Strengths and Limitations

The strength of this review is that this is the first time a review has combined evidence for the bioactive properties of bread enriched with plant-based ingredients with evidence for the ability of plant-based ingredients to demonstrate health-promoting properties in short term human trials. This review found that extensive characterisation of plants in breads for human consumption has taken place at the bench with some in vitro modelling of digestion. However, the trials of health effects were limited to short term trials looking only at acute changes in metabolism and physiology.
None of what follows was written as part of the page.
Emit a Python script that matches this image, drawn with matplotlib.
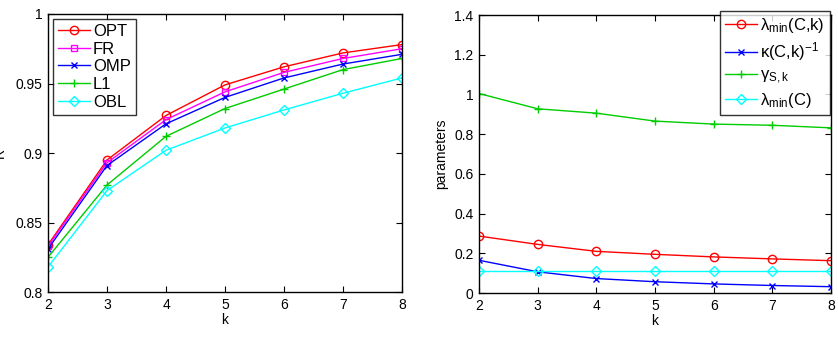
import matplotlib
matplotlib.use("Agg")
import matplotlib.pyplot as plt

plt.rcParams['font.family'] = ['Liberation Sans', 'DejaVu Sans']
plt.rcParams['mathtext.fontset'] = 'custom'
plt.rcParams['mathtext.rm'] = 'Liberation Sans'
plt.rcParams['mathtext.it'] = 'Liberation Sans'

k = [2, 3, 4, 5, 6, 7, 8]
opt = [0.834, 0.895, 0.927, 0.949, 0.962, 0.972, 0.978]
fr = [0.833, 0.893, 0.924, 0.944, 0.958, 0.968, 0.975]
omp = [0.831, 0.891, 0.921, 0.940, 0.954, 0.964, 0.971]
l1 = [0.825, 0.877, 0.912, 0.932, 0.946, 0.960, 0.968]
obl = [0.818, 0.873, 0.902, 0.918, 0.931, 0.943, 0.954]

lam_ck = [0.287, 0.245, 0.210, 0.195, 0.182, 0.172, 0.163]
kappa_inv = [0.165, 0.107, 0.073, 0.057, 0.046, 0.038, 0.032]
gamma = [1.005, 0.928, 0.906, 0.866, 0.851, 0.845, 0.832]
lam_c = [0.113, 0.113, 0.113, 0.113, 0.113, 0.113, 0.113]

fig = plt.figure(figsize=(8.38, 3.38), dpi=100)
ax1 = fig.add_axes([0.0573, 0.136, 0.4224, 0.8226])
ax2 = fig.add_axes([0.5716, 0.133, 0.4200, 0.8224])

ms = 6
ax1.plot(k, opt, '-o', color='red', mfc='none', ms=ms, lw=1, label='OPT')
ax1.plot(k, fr, '-s', color='magenta', mfc='none', ms=ms-1, lw=1, label='FR')
ax1.plot(k, omp, '-x', color='blue', ms=ms-2, lw=1, label='OMP')
ax1.plot(k, l1, '-+', color='#00cc00', ms=ms, lw=1, label='L1')
ax1.plot(k, obl, '-D', color='cyan', mfc='none', ms=ms-1, lw=1, label='OBL')
ax1.set_xlim(2, 8)
ax1.set_ylim(0.8, 1.0)
ax1.set_yticks([0.8, 0.85, 0.9, 0.95, 1.0])
ax1.set_yticklabels(['0.8', '0.85', '0.9', '0.95', '1'])
ax1.set_xlabel('k', fontsize=10, labelpad=1)
ax1.set_ylabel('R', fontsize=10, labelpad=6)
leg1 = ax1.legend(loc='upper left', fontsize=12, frameon=True, fancybox=False,
                  edgecolor='black', handlelength=1.9, borderpad=0.3,
                  labelspacing=0.16, handletextpad=0.2, borderaxespad=0.3)
leg1.get_frame().set_linewidth(1.0)

ax2.plot(k, lam_ck, '-o', color='red', mfc='none', ms=ms, lw=1,
         label=r'$\lambda_{\mathrm{min}}$(C,k)')
ax2.plot(k, kappa_inv, '-x', color='blue', ms=ms-2, lw=1,
         label=r'$\kappa$(C,k)$^{-1}$')
ax2.plot(k, gamma, '-+', color='#00cc00', ms=ms, lw=1,
         label=r'$\gamma_{\mathrm{S,k}}$')
ax2.plot(k, lam_c, '-D', color='cyan', mfc='none', ms=ms-1, lw=1,
         label=r'$\lambda_{\mathrm{min}}$(C)')
ax2.set_xlim(2, 8)
ax2.set_ylim(0, 1.4)
ax2.set_yticks([0, 0.2, 0.4, 0.6, 0.8, 1.0, 1.2, 1.4])
ax2.set_yticklabels(['0', '0.2', '0.4', '0.6', '0.8', '1', '1.2', '1.4'])
ax2.set_xlabel('k', fontsize=10, labelpad=1)
ax2.set_ylabel('parameters', fontsize=10, labelpad=4)
leg2 = ax2.legend(loc='upper right', fontsize=12, frameon=True, fancybox=False,
                  edgecolor='black', handlelength=1.9, borderpad=0.3,
                  labelspacing=0.3, handletextpad=0.2, borderaxespad=0.0,
                  bbox_to_anchor=(0.997, 1.0144))
leg2.get_frame().set_linewidth(1.0)

for ax in (ax1, ax2):
    ax.set_xticks(k)
    ax.tick_params(direction='in', top=True, right=True, labelsize=10,
                   length=4, width=0.8, pad=4)
    for s in ax.spines.values():
        s.set_linewidth(1.0)

fig.savefig('out.png', dpi=100)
The dosage of the bioactive in the functional ingredient was not reported rigorously especially in the studies of glycaemic response which rely on a standard ‘available’ carbohydrate dose. In addition, the bread formulation and the proportions or combination of ingredients in the dose of bread are not standardised. For example, the quantity and quality of fibre could interact with the action of the bioactive molecules. The profiling of bioactive compounds from oil seed/tree plant seed/extract, legume/bean was limited in that most of the authors focused on only the secondary plant metabolites and did not profile all the fatty acids or measure the bioactivity of specific antioxidants in the oils from these plant sources. Furthermore, the dose of bioactive compounds should be more rigorously controlled and reported. For example, the dose could be relative to body mass and comparisons made between the response of men and women. This points out some gaps and areas for future research.

Conclusion

This review brings together published evidence for plant-based ingredients and their bioactive properties that may contribute to the functionality of bread when consumed through increased phenolic and polyphenolic content, increased antioxidant activity, and extension of bread shelf-life by impairment of lipid and protein oxidation. Acute effects reported included appetite suppression, reduced diastolic blood pressure and improvements in glycaemia, insulinaemia, and antioxidant status of blood. The incorporation of plant-based functional ingredients in bread could enhance the health-promoting effects of bread and reduce some food waste. Future work in this area should also assess the sustainability and availability of plant-based ingredients for functional breads.